After last August's refreshed definitive feasibility study, the company renewed its focus on the base metal potential, which it guesses can deliver a US$4-4.5 per pound uranium by-product credit over the life of the mine.
The 2020 DFS confirmed a simple, low-cost uranium mining process delivering robust financials, but was focused on uranium, however cognisant of recoveries in base metal pricing have prompted it to spend more time considering the potential for recovering copper, zinc, nickel, and cobalt as mixed sulphide by-products from the tailings of the uranium plant.
The base metal plant could add around A$52 million to the development costs, based on the 2015 prefeasibility study.
Work suggests materially improved economics during the first eight years of production when the Ambassador deposit is being mined.
Base metals are also known to exist in the Princess deposit.

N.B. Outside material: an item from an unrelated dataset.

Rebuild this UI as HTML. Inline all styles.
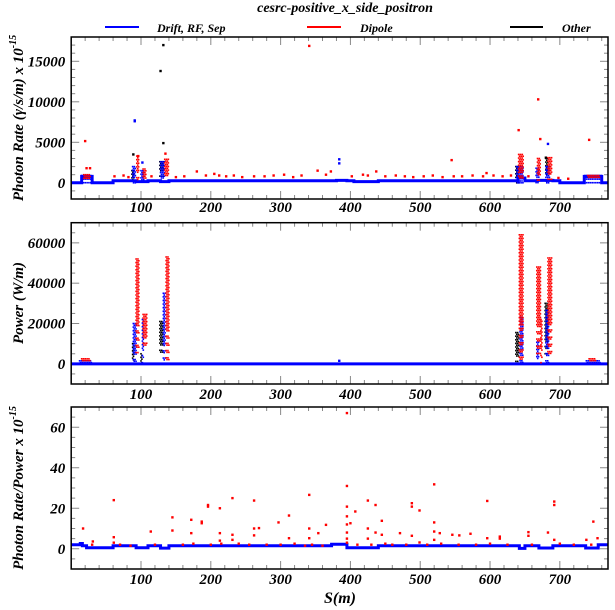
<!DOCTYPE html>
<html><head><meta charset="utf-8"><style>
html,body{margin:0;padding:0;background:#fff;}
svg{display:block;font-family:"Liberation Serif",serif;font-style:italic;font-weight:bold;}
</style></head><body>
<svg id="chart" width="615" height="610" viewBox="0 0 615 610" xmlns="http://www.w3.org/2000/svg">
<text x="345" y="12" font-size="14" text-anchor="middle">cesrc-positive_x_side_positron</text>
<g>
<g><line x1="105" y1="27" x2="139" y2="27" stroke="#0000ff" stroke-width="2"/><text x="157" y="32" font-size="12">Drift, RF, Sep</text></g>
<g><line x1="307" y1="27" x2="341" y2="27" stroke="#ff0000" stroke-width="2"/><text x="360" y="32" font-size="12">Dipole</text></g>
<g><line x1="510" y1="27" x2="543" y2="27" stroke="#000" stroke-width="2"/><text x="562" y="32" font-size="12">Other</text></g>
</g>
<g id="plots"></g>
<text x="340" y="603" font-size="16" text-anchor="middle">S(m)</text>
</svg>
<script>
// ---------- data ----------
const xTicks = [100,200,300,400,500,600,700];
// Panel 1: photon rate
const p1Ticks = [0,5000,10000,15000];
const p1BaseS = [0,15,30,60,93,110,128,140,380,395,405,440,640,650,668,690,700,735,760,769];
const p1BaseV = [0,800,0,250,150,250,150,250,300,250,150,250,600,250,300,250,0,800,0];
const p1BlueClusters = [[15,30,0,900],[88,93,0,2000],[100,104,0,1500],[128,134,300,2600],[638,648,0,2000],[666,671,0,1800],[680,686,0,2000],[736,760,0,900]];
const p1RedClusters = [[18,28,300,1000],[94,97,300,3300],[103,108,300,1700],[134,140,300,2900],[641,648,300,3500],[668,673,300,3000],[683,689,300,3100],[740,758,300,900]];
const p1BlackClusters = [[87,90,0,1500],[127,133,800,2600],[637,641,0,2000],[680,683,0,3000]];
const p1RedS = [20,22,27,341,545,641,669,672,742,135,96,62,75,82,115,150,162,180,193,205,212,222,233,245,262,277,290,305,318,330,353,365,372,402,418,425,437,450,465,478,490,505,518,532,548,560,575,590,595,605,618,630,655,698,712];
const p1RedV = [5150,1800,1800,16900,2800,6500,10300,5400,5300,3600,3300,800,900,700,800,700,800,1400,900,1100,900,800,900,700,800,800,900,1000,700,900,1500,1000,1400,800,1000,900,1400,800,900,800,700,800,900,700,800,800,900,800,1200,900,800,900,800,600,500];
const p1BlueS = [91,91,384,384,683,102];
const p1BlueV = [7700,7600,2900,2400,4800,2500];
const p1BlackS = [89,128,132,132,680];
const p1BlackV = [3500,13800,17000,4900,3100];
// Panel 2: power
const p2Ticks = [0,20000,40000,60000];
const p2BaseS = [0,769];
const p2BaseV = [0];
const p2BlueClusters = [[12,30,0,1500],[89,93,0,20000],[102,104,0,22000],[132,135,0,35000],[643,647,0,23000],[667,670,0,10700],[680,685,0,26500],[738,758,0,1500]];
const p2RedClusters = [[15,28,0,2500],[93,97,5000,52000],[103,109,8000,24500],[136,141,0,53000],[642,648,0,64000],[667,673,5000,48000],[673,675,0,22000],[683,689,5000,52500],[742,752,0,2500]];
const p2BlackClusters = [[88,90,0,10000],[100,102,0,5000],[127,132,5000,21000],[637,642,0,15500],[679,683,5000,30000]];
const p2BlueS = [384];
const p2BlueV = [1500];
// Panel 3: ratio
const p3Ticks = [0,20,40,60];
const p3BaseS = [0,13,16,22,60,93,110,128,140,373,395,405,440,642,650,670,690,737,755,769];
const p3BaseV = [2,2.6,1.5,0.5,1.5,0.5,1.5,0.3,1.5,2.2,0.5,0.5,1.5,0.2,1.5,0.4,1.5,0.4,2];
const p3RedS = [17,31,61,61,61,114,145,145,172,172,187,187,196,196,213,213,213,231,231,231,262,262,262,269,297,312,312,341,341,341,354,365,395,395,395,395,395,395,395,395,400,407,425,425,425,436,436,445,445,471,488,488,488,499,499,520,520,520,520,528,546,556,572,596,596,614,614,655,655,683,692,692,692,738,748,754];
const p3RedV = [10,3.6,24,5.7,3,8.5,15.5,9,14.3,7.7,13.4,12.6,21.6,20.8,20,7.7,4,25,6.9,4.4,23.8,10,6.6,10.2,13,16.4,5.2,26.6,10,5.2,7.7,11.8,67,31,20.8,16,12,8,5,3,12.6,18.4,23.8,10,5,21.6,8,13.8,6.9,7.7,22.5,20.8,6.4,18.9,3.1,31.8,13,8.5,4.4,7.7,6.9,6.6,7.4,23.6,5.2,6,5,8.2,6.4,8,23.3,21.6,4.4,4.4,13.4,5.2];
const p3RedSmallS = [30,70,85,120,160,175,200,215,240,255,280,300,320,335,345,360,410,430,450,460,480,510,530,555,580,600,625,660,700,720,745];
const p3RedSmallV = [2,2,1.5,2,2,2.5,2,2.5,2.5,2,2,2,2.5,1.5,2,1.5,2,2,2.5,2,2,2,2.5,2,2,2.5,2,2,2.5,2,2];

// ---------- layout ----------
const X0=71.2, X1=608, SMAX=769;
const xs = s => X0 + s*(X1-X0)/SMAX;
const NS="http://www.w3.org/2000/svg";
const plots=document.getElementById('plots');
function el(tag,attrs,parent){const e=document.createElementNS(NS,tag);for(const k in attrs)e.setAttribute(k,attrs[k]);(parent||plots).appendChild(e);return e;}

const panels=[
 {name:'photon-rate',top:37,bot:199,min:-2000,max:18000,ticks:p1Ticks,minor:1000,base:[p1BaseS,p1BaseV],
  bc:p1BlueClusters,rc:p1RedClusters,kc:p1BlackClusters,pts:[[p1RedS,p1RedV,'#ff0000'],[p1BlueS,p1BlueV,'#0000ff'],[p1BlackS,p1BlackV,'#000']],labY:212},
 {name:'power',top:222.7,bot:384,min:-10000,max:70000,ticks:p2Ticks,minor:5000,base:[p2BaseS,p2BaseV],
  bc:p2BlueClusters,rc:p2RedClusters,kc:p2BlackClusters,pts:[[p2BlueS,p2BlueV,'#0000ff']],labY:399},
 {name:'ratio',top:407,bot:569,min:-10,max:70,ticks:p3Ticks,minor:5,base:[p3BaseS,p3BaseV],
  bc:[],rc:[],kc:[],pts:[[p3RedSmallS,p3RedSmallV,'#ff0000'],[p3RedS,p3RedV,'#ff0000']],labY:584}
];

panels.forEach(p=>{
 const ys=v=>p.bot-(v-p.min)*(p.bot-p.top)/(p.max-p.min);
 const g=el('g',{});
 
 
 for(let s=20;s<SMAX;s+=20){
  const major=s%100===0, L=major?8:4;
  el('line',{x1:xs(s),x2:xs(s),y1:p.bot,y2:p.bot-L,stroke:'#888','stroke-width':1},g);
  el('line',{x1:xs(s),x2:xs(s),y1:p.top,y2:p.top+L,stroke:'#888','stroke-width':1},g);
 }
 for(let v=p.min+p.minor;v<p.max;v+=p.minor){
  const major=Math.abs(v%(p.minor*(p.name==='photon-rate'?5:4)))<1e-9, L=major?8:4;
  el('line',{x1:X0,x2:X0+L,y1:ys(v),y2:ys(v),stroke:'#888','stroke-width':1},g);
  el('line',{x1:X1,x2:X1-L,y1:ys(v),y2:ys(v),stroke:'#888','stroke-width':1},g);
 }
 xTicks.forEach(t=>{
  const tx=el('text',{x:xs(t),y:p.labY,'font-size':15,'text-anchor':'middle'},g);
  
  
  tx.textContent=t;
 });
 p.ticks.forEach(t=>{
  const tx=el('text',{x:X0-6,y:ys(t)+5,'font-size':15,'text-anchor':'end'},g);
  
  
  tx.textContent=t;
 });
 const drawCl=(arr,col,nm)=>arr.forEach(c=>{
  const cg=el('g',{fill:col},g);
  
  
  let k=0;
  for(let s=c[0];s<=c[1];s+=1.3){
   const yTop=ys(c[3]), yLo=ys(c[2]);
   let j=0;
   for(let y=yTop+(k%2)*1.8;y<=yLo;y+=3.6){
    j++;
    if((yLo-y)<(yLo-yTop)*0.3 && j%2===0) continue;
    el('rect',{x:xs(s)-0.8,y:y-0.8,width:1.6,height:1.6},cg);
   }
   k++;
  }
 });
 drawCl(p.kc,'#000','other-cluster');
 drawCl(p.bc,'#0000ff','drift-cluster');
 const [bs,bv]=p.base;
 let d='M'+xs(bs[0])+','+ys(bv[0]);
 for(let i=0;i<bv.length;i++){d+=' L'+xs(bs[i])+','+ys(bv[i])+' L'+xs(bs[i+1])+','+ys(bv[i]);}
 const bl=el('path',{d:d,fill:'none',stroke:'#0000ff','stroke-width':3},g);
 
 
 drawCl(p.rc,'#ff0000','dipole-cluster');
 p.pts.forEach(([S,V,col])=>{
  S.forEach((s,i)=>{
   const r=el('rect',{x:xs(s)-1.2,y:ys(V[i])-1.2,width:2.4,height:2.4,fill:col},g);
   
   
  });
 });
 const fr=el('rect',{x:X0,y:p.top,width:X1-X0,height:p.bot-p.top,fill:'none',stroke:'#000','stroke-width':1.5},g);
 
 
});

const yt=[['photon-rate-y-title',118,'Photon Rate (γ/s/m) x 10'],['power-y-title',303,'Power (W/m)'],['ratio-y-title',488,'Photon Rate/Power x 10']];
yt.forEach(([n,cy,t],i)=>{
 const tx=el('text',{x:0,y:0,'font-size':15,'text-anchor':'middle',transform:`translate(23,${cy}) rotate(-90)`});
 
 
 tx.textContent=t;
 if(i!==1){const sp=el('tspan',{dy:-7,'font-size':10},tx);sp.textContent='-15';}
});
</script>
</body></html>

The review showed copper recoveries of 48% for 4735 tonnes, zinc recoveries of 77% for 20,348t, and nickel and cobalt recoveries of 32.5% for 4896t and 2490t respectively, however two geotechnical pits at Ambassador showed material under-calling of uranium and base metals at the time.
Vimy increased its uranium resource in 2017 as a result, but pricing at the time meant the base metal resource estimates were not recalculated.
The junior will now review that work, while refining the process flow sheet to improve economics further.
A full assessment of the base metals plant will be completed this year.
Managing director Mike Young said the potential of the base metals circuit had shifted from being marginal to being a nice boost to the "world-class uranium project", while creating more funding options as the company continues to pursue its dream of building a mine at Mulga Rock to feed the global nuclear sector.
Shares in the junior have traded between 1.9-9.4c over the past year, with the stock steady at 8.8c, capitalising the company at $68.5 million.